Chlamydial gene expression and translation during productive and non-productive growth.

摘要

Chlamydia is an obligate, intracellular bacterial pathogen that causes a wide range of diseases in both humans and animals. Chlamydia undergoes a developmental cycle that alternates between an infectious, metabolically inert form, the elementary body (EB), and a non-infectious, metabolically active form, the reticulate body (RB). Additionally, Chlamydia can readily enter a nonproductive growth state, termed persistence, which confers some resistance towards varied stresses. Persistent chlamydiae are viable but do not divide and have aberrant morphology. Because of this life cycle and obligate dependence on a host cell, no stable transformation system has been developed. The inability to target genes for disruption and to subsequently select these mutants renders this organism refractory to typical molecular experimental approaches. However, recent advances in gene expression assays, including quantitative RT-PCR and microarray, coupled with the sequencing of several chlamydial genomes, have facilitated studies of chlamydial microbiology. Data presented in this study have furthered our understanding of both developmental gene expression and regulation and gene expression changes that occur during persistence.

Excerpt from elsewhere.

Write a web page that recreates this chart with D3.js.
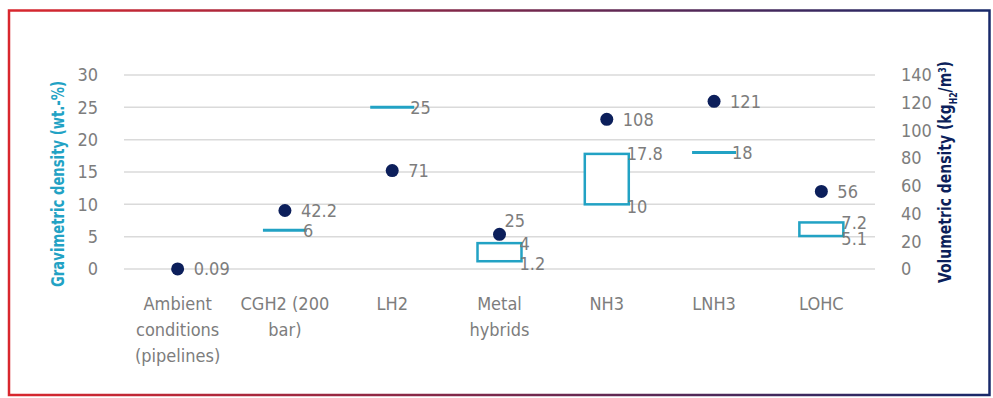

An analysis of two developmentally-regulated paralogous operons showed that they have similar promoter structures, implicating the same sigma factor in controlling their expression. Using novel methodological and analytical approaches, I have shown that genomic normalization is the preferred method of analyzing gene expression data. This approach has led to the novel finding that, during IFNgamma-mediated persistence, chlamydial gene expression becomes dysregulated as evidenced by a global increase in transcription across the chromosome. The normal mechanisms used to control developmental gene expression do not appear to operate during this persistent state, and this effect is likely due to inefficient translation. Collectively, data presented here have significantly altered the ways in which researchers consider chlamydial developmental gene regulation during both productive and non-productive growth states.